Act V: The score is 286/9, with 73 still needed. Impossible: this isn’t an Edwardian school story. Enter Somerset’s Jack Leach, lovely slow left-hander. He can bat a bit, we know. Going in as night-watchman against Ireland, he batted on and on to make 92, but with all due respect to Ireland’s Tim Murtagh and his mates, they aren’t much like Pat Cummins, Josh Hazlewood, James Pattinson and Nathan Lyon. Bespectacled Jack looks less like a Somerset yeoman than an old-fashioned bank clerk, but he’s the man for the moment. Removing his helmet to mop his moisting-up glasses, he contrives – the Lord knows how – to appear calm. Meanwhile Stokes, the marvellous Stokes “Oh for a Muse of Fire”. One has seen nothing like it, well, not since Ian Botham at this same Headingley almost forty years ago. Which is more extraordinary? His virtuosity? His power? His nerve? I’ve no idea. Fours and sixes fly from his bat. Fielders on the boundary rope leap high but the ball soars out of their reach. There’s one moment when Josh Hazlewood, who has bowled beautifully all match and had batsmen in trouble and chains, looks bemused, incredulous.

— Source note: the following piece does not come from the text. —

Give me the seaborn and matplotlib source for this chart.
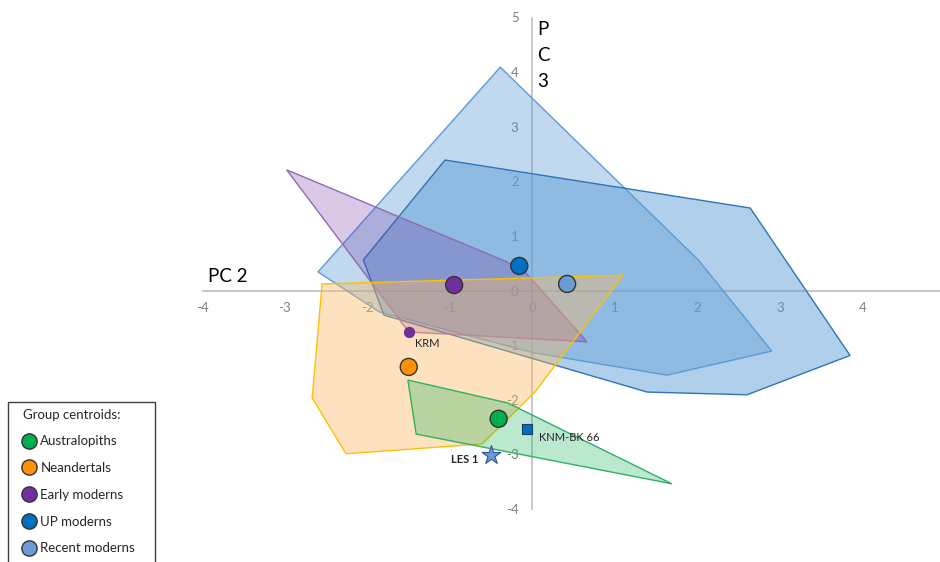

The improbable victory is in sight, but the director of this drama thinks our nerves haven’t yet been stretched tight enough. Stokes goes for another mighty drive. This time it flies high off the edge towards deep third man. Marcus Harris sprints in, dives forward, get his hands to the ball..and drops it. It’s a difficult catch, but the kind we see taken any summer evening in T20 cricket.

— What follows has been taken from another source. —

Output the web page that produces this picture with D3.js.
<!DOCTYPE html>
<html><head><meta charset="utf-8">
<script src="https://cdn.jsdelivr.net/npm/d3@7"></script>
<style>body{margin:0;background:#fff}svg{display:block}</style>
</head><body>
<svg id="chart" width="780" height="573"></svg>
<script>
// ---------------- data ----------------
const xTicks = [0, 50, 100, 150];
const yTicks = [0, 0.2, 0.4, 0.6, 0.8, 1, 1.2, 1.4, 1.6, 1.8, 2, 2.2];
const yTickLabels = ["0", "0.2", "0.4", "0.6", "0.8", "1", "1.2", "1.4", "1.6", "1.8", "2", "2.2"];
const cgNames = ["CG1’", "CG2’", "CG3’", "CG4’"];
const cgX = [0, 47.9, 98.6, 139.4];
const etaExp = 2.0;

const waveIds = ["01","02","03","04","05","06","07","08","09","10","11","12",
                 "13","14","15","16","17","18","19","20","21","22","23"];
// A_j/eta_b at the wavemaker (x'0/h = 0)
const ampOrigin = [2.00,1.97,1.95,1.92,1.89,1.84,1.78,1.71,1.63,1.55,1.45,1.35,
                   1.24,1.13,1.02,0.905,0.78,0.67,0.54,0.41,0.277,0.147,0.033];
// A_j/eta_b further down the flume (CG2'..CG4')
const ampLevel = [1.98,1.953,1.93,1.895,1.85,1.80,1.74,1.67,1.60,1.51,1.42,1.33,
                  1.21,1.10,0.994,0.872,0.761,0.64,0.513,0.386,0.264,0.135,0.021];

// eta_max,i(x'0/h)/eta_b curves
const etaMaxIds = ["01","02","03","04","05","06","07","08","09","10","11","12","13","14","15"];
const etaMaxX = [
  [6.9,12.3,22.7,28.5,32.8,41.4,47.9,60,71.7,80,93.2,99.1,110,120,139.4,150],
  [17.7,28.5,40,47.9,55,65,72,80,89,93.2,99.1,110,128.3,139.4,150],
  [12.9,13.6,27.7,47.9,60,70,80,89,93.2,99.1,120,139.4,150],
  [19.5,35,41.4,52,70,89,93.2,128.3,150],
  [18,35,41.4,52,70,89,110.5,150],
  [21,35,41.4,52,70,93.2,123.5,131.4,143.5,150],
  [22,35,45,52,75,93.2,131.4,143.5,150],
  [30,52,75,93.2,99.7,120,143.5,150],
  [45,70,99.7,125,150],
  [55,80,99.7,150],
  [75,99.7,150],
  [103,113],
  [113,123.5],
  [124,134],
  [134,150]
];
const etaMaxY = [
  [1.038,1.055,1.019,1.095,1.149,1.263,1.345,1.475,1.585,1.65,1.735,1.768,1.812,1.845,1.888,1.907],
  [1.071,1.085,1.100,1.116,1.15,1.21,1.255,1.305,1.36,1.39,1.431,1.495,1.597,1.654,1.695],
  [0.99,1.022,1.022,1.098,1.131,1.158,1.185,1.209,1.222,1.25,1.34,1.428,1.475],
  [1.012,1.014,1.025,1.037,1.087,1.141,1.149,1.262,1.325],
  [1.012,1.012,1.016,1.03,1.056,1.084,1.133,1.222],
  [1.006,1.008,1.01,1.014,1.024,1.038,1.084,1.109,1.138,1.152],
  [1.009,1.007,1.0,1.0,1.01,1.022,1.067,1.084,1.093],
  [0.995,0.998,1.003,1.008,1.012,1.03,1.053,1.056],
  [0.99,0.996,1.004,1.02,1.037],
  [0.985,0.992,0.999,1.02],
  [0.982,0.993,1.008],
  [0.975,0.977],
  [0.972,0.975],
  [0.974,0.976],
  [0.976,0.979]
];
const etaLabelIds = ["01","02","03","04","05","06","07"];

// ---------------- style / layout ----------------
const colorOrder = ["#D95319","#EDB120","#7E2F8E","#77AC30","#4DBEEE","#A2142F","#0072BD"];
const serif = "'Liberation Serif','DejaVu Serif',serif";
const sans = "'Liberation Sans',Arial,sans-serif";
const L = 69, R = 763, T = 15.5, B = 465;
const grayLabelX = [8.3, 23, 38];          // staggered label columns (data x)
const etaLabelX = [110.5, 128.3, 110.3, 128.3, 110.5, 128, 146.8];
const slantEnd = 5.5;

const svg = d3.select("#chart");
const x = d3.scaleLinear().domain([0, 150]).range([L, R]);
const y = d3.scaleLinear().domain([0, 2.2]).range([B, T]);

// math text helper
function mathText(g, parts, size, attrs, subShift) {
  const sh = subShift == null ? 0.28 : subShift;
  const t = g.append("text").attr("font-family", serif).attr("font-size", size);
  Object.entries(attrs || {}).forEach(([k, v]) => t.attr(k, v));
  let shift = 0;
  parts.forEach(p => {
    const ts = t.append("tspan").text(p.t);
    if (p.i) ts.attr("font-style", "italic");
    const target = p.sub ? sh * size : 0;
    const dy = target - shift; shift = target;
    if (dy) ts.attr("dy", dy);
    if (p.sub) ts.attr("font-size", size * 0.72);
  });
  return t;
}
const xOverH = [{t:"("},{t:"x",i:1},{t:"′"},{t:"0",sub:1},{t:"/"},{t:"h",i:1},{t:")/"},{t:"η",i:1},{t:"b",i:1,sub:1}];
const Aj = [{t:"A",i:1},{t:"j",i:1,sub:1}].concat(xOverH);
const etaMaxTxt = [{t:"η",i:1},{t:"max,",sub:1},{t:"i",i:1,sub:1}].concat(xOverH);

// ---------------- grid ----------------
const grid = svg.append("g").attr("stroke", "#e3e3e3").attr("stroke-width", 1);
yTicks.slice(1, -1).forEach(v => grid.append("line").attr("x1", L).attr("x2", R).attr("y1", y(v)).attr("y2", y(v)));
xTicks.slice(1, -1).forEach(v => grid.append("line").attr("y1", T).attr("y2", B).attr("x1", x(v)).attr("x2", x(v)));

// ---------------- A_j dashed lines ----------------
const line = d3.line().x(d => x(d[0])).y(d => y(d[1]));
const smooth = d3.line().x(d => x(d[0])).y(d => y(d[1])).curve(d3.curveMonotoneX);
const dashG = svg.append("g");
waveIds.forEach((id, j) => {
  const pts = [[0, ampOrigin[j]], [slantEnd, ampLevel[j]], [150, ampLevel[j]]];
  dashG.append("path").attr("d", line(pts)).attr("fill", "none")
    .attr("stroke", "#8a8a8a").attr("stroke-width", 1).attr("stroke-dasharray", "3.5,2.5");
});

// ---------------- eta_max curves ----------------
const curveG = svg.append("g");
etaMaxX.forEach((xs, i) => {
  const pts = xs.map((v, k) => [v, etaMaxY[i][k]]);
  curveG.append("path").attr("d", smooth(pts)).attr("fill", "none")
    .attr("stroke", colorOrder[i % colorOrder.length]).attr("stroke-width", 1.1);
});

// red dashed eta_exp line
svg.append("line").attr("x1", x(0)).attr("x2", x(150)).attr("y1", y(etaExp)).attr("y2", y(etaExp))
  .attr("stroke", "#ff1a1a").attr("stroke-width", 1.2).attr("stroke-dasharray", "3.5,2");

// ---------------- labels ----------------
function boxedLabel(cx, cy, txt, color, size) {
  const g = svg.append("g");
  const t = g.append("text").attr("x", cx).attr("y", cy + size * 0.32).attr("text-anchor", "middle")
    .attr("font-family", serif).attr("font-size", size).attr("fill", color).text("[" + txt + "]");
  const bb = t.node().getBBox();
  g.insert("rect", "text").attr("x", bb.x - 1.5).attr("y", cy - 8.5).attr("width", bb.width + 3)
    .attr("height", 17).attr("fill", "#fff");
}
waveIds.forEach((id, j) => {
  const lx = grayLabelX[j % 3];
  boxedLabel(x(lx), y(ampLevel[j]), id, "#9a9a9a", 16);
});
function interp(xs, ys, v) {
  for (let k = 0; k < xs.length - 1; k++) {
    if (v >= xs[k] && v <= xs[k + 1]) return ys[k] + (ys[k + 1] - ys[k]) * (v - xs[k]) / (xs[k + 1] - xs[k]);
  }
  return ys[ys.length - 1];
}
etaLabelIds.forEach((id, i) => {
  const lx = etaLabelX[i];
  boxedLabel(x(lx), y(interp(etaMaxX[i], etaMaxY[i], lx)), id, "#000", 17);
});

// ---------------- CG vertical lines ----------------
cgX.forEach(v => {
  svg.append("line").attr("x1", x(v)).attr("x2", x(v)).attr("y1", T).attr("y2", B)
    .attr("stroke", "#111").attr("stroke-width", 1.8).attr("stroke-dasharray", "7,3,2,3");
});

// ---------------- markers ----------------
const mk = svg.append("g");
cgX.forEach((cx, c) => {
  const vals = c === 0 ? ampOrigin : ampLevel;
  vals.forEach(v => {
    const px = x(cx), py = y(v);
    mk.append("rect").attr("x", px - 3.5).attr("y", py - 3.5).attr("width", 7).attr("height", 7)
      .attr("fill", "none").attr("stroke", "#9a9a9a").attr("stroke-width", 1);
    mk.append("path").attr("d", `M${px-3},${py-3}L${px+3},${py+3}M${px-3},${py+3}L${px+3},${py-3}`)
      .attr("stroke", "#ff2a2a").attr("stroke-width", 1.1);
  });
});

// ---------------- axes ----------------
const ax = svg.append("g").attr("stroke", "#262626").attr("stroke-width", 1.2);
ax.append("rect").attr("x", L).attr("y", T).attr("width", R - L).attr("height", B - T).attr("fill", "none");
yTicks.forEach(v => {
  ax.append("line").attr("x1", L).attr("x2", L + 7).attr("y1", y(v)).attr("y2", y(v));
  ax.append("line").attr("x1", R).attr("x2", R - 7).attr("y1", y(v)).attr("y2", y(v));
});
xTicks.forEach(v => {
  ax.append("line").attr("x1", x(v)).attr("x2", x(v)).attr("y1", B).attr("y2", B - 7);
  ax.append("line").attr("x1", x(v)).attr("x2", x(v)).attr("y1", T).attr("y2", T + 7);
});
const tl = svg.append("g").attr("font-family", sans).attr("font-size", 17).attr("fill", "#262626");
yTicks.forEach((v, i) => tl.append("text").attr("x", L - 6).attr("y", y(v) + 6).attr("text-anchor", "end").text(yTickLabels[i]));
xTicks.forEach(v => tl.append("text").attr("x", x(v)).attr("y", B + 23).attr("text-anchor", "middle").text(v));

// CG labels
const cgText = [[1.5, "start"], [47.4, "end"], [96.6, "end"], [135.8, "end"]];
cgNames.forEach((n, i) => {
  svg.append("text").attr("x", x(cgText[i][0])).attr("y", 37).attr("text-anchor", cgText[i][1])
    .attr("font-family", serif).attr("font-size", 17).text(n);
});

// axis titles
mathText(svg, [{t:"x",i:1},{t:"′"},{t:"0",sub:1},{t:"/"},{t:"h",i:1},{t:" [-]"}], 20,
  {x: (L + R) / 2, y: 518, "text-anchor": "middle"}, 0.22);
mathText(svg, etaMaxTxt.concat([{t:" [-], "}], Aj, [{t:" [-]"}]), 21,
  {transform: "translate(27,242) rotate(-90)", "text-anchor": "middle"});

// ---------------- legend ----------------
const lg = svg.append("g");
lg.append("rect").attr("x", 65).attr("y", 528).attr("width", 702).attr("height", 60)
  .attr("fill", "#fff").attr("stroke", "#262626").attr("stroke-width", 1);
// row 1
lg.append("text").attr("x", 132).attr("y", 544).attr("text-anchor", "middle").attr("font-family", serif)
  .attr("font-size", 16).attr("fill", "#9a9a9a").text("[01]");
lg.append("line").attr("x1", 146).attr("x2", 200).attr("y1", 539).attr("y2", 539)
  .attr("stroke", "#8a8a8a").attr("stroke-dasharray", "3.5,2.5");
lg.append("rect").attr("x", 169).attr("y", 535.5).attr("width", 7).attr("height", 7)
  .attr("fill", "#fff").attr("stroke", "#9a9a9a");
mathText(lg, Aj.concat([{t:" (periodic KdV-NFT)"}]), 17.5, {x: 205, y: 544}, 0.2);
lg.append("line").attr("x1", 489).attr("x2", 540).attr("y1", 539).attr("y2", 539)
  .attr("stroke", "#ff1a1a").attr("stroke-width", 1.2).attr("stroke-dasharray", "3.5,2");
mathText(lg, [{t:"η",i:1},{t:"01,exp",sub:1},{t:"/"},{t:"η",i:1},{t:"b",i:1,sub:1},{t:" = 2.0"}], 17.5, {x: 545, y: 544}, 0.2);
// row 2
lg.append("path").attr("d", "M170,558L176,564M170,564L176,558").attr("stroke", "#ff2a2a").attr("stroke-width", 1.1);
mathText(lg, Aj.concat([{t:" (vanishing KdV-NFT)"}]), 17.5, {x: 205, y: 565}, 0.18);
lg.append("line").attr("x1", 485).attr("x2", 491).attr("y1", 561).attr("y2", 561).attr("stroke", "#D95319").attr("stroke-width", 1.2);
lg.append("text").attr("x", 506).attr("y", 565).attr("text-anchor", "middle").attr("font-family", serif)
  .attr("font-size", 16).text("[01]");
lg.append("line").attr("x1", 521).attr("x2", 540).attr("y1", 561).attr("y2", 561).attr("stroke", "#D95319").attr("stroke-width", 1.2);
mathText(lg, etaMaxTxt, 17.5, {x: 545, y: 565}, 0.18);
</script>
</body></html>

Stokes goes on. The admirable Cummins hits Leach on the pad. The umpire says not out. Cummins is doubtful but Tim Paine calls for a review. Pitched outside leg – so the umpire got it right. Then Stokes calls for a run. It’s not on. He sends Leach back. He’s going to be run out by yards. It’s all been in vain, glorious failure. But the throw is a poor one. Lyon fails to gather it. Leach, Stokes and England survive. Two to win. Stokes goes for a sweep to win the game, misses, is struck on the pad. Not out, says the umpire. Australia have no reviews left – and the replay shows the umpire should have raised the finger of doom.
Later it will be said that Australia mismanaged their reviews. I can’t blame them. Umpires in this series have made so many mistakes and had so many decisions overturned on review that the decision to review that Cummins lbw against Leach is all too understandable.
Two to win, and that missed sweep shot means that for the first time Cummins has the prospect of a full over at Leach. Stokes can barely bring himself to watch. But the imperturbable Jack nudges the second ball off his legs for a single. The scores are tied. There has only been one tied Test in the history of the game. A majestic front-foot cut flies through the covers. Stokes lets out a roar loud enough to soar across the Pennines to Old Trafford where the drama will resume next week.
Lord, help us. Can our nerves take it?